In his recent MPC statement of August 2017, Dr. Danny Kalyaya stated that during the quarter under review, the exchange rate of the Kwacha against the U.S. dollar remained relatively stable. He further stated that there was an appreciation of 4.5% against the green back. This he indicated was largely supported by improved supply of foreign exchange from the mining sector and non-resident investors in Government securities.
But who is a non-resident investor? A non-resident investor is an individual who mainly resides in one region or jurisdiction but has financial interests in another region (in this case Zambia). According to the central banker, non-resident investors’ holdings of Government securities increased to K7.5 billion in Q2 from K6.9 billion in Q1 2017. The pattern is even more interesting. From September 2016, Non-resident holdings of government securities stood at K2.8 Billion in bonds. Fast forward to present day, investors have pursued bonds aggressively and the amount stands at K7.5 billion. That’s approximately 168% increase in just under 11 months. The desire for government bonds lies at the return investors are getting from them.

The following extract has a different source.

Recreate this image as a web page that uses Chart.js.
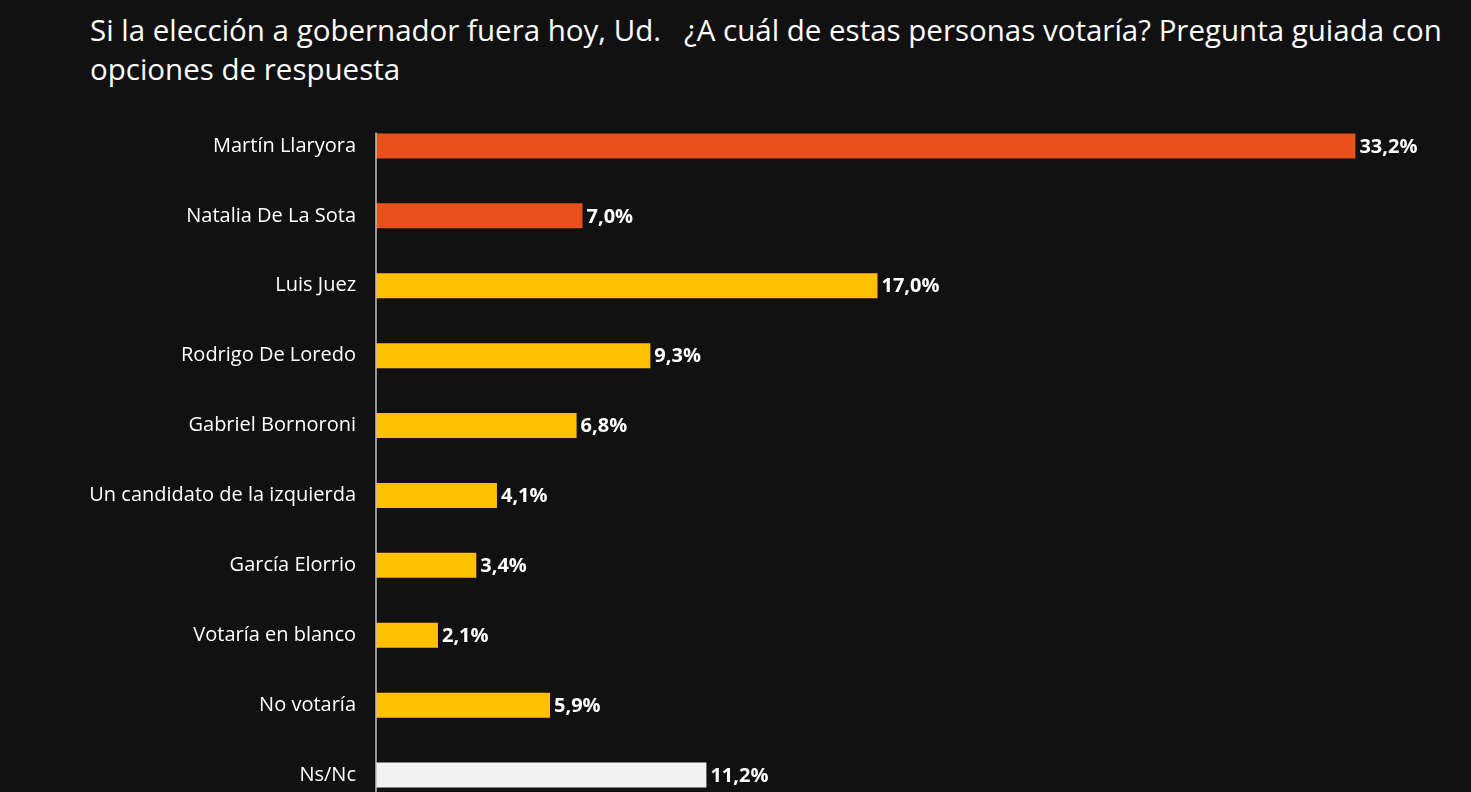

Although the weighted average Government bond yield rate has declined to 19.3% from 20.4%, they still offer investors a stronger return hence why many of them have crowded this arena. According to Ben Bartenstein and Aline Oyamada in their Bloomberg article of August 8 2017, “Hedge funds may be getting pounded in most corners of the world — suffering outflows and forced to trim fees to appease clients. But there’s one place they’re still turning a hefty profit: emerging markets”. They indicate that hedge funds are enjoying returns of as much as 14 percent in emerging markets. This is the best performance of investments in these regions since 2009 where they enjoyed returns of 20%.
It is clear that the financial universe is influx as return on securities remain low in Europe and as the Federal Reserve Bank continues to ponder on additional rate hikes which have been known in the past to fuel the exodus of short term investors back into the US market.

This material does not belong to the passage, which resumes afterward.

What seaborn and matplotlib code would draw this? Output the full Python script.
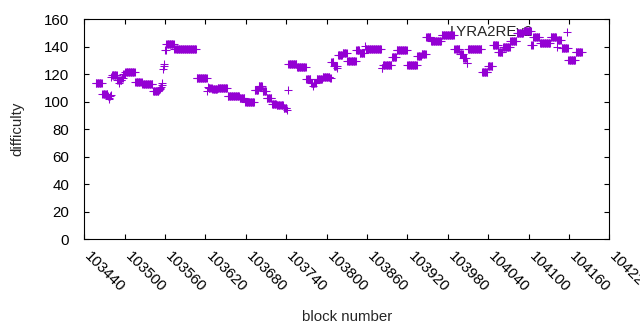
import numpy as np
import matplotlib
matplotlib.use("Agg")
import matplotlib.pyplot as plt
import seaborn as sns

# ─── DATA (difficulty steps) ──────────────────────────────────────────────────
# block where each difficulty step begins, and the difficulty from that block on
seg_start = [103457, 103467, 103475, 103476, 103477, 103478, 103479, 103480,
             103481, 103489, 103492, 103493, 103496, 103498, 103501, 103516,
             103526, 103542, 103551, 103552, 103553, 103554, 103555, 103556,
             103557, 103558, 103559, 103560, 103562, 103574, 103607, 103623,
             103624, 103625, 103630, 103638, 103653, 103671, 103679, 103693,
             103699, 103705, 103711, 103719, 103726, 103736, 103741, 103742,
             103743, 103756, 103770, 103777, 103780, 103781, 103785, 103794,
             103805, 103807, 103811, 103816, 103817, 103824, 103831, 103844,
             103849, 103857, 103858, 103882, 103884, 103897, 103904, 103920,
             103935, 103941, 103948, 103955, 103971, 103990, 103998, 104003,
             104008, 104010, 104031, 104040, 104047, 104055, 104062, 104073,
             104083, 104093, 104104, 104107, 104117, 104133, 104142, 104143,
             104144, 104149, 104159, 104170]
seg_diff = [113.5, 105.5, 104.0, 103.0, 102.0, 104.0, 105.0, 118.0,
            119.3, 115.5, 113.4, 115.5, 117.0, 120.0, 121.5, 114.2,
            112.7, 107.6, 108.6, 109.0, 110.0, 111.0, 112.0, 113.4,
            124.0, 126.0, 127.5, 137.7, 141.8, 138.2, 117.1, 107.5,
            110.5, 110.0, 109.0, 110.0, 104.4, 103.0, 99.6, 108.6,
            111.3, 107.5, 102.5, 98.6, 97.4, 95.3, 94.0, 108.6,
            127.3, 125.6, 116.6, 113.4, 111.5, 113.4, 116.4, 118.3,
            117.0, 128.7, 125.8, 124.4, 133.8, 135.3, 129.5, 137.7,
            135.3, 140.8, 138.4, 124.8, 126.5, 132.4, 137.4, 126.5,
            133.0, 134.8, 146.9, 144.0, 148.8, 138.2, 134.5, 132.0,
            128.4, 138.2, 121.7, 126.3, 141.0, 136.2, 139.8, 144.0,
            150.0, 151.5, 141.0, 146.9, 142.5, 146.9, 145.0, 139.8,
            145.0, 138.9, 130.2, 136.0]
last_block = 104179
coin = "LYRA2REv2"

x_ticks = list(range(103440, 104221, 60))
y_ticks = list(range(0, 161, 20))

# one value per block
blocks = np.arange(seg_start[0], last_block + 1)
idx = np.searchsorted(seg_start, blocks, side="right") - 1
difficulty = np.asarray(seg_diff)[idx]

# ─── STYLE ────────────────────────────────────────────────────────────────────
sns.set_style("ticks")
plt.rcParams["font.family"] = ["Liberation Sans", "DejaVu Sans"]
plt.rcParams.update({
    "font.size": 10.8,
    "axes.linewidth": 0.8,
    "axes.edgecolor": "black",
    "xtick.direction": "in",
    "ytick.direction": "in",
    "xtick.top": True,
    "ytick.right": True,
    "xtick.major.size": 3.5,
    "ytick.major.size": 3.5,
    "xtick.major.width": 0.8,
    "ytick.major.width": 0.8,
    "xtick.color": "black",
    "ytick.color": "black",
})

fig = plt.figure(figsize=(6.4, 3.3), dpi=100)
ax = fig.add_axes([84.3 / 640, 90.7 / 330, 525 / 640, 220 / 330])

sns.scatterplot(x=blocks, y=difficulty, marker="+", color="#9400d3",
                s=26, linewidth=0.75, label=coin, ax=ax, zorder=3)

ax.set_xlim(103440, 104220)
ax.set_ylim(0, 160)
ax.set_xticks(x_ticks)
ax.set_yticks(y_ticks)
ax.set_xticklabels([str(t) for t in x_ticks], rotation=-45, ha="left",
                   va="baseline", rotation_mode="anchor")
ax.tick_params(axis="x", pad=13)
ax.tick_params(axis="y", pad=11)
ax.set_xlabel("block number")
ax.xaxis.set_label_coords(0.5, -0.32)
ax.set_ylabel("difficulty", labelpad=14)

leg = ax.legend(loc="center right", bbox_to_anchor=(0.948, 0.9445),
                frameon=False, markerfirst=False, borderpad=0,
                borderaxespad=0, handletextpad=1.27, handlelength=2.0)
leg.set_zorder(2)

fig.savefig("out.png", dpi=100)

Dr Kalyaya is fully aware of this. Therefore his team will ensure that the portfolio of investments inspires long tenure participation. If nonresidents are a variable that can affect the exchange rate, minimizing that impact is paramount. That is why he indicates that growth is expected to emanate from: increased agricultural output, increased generation of electricity, higher mining output, construction activities and manufacturing activity.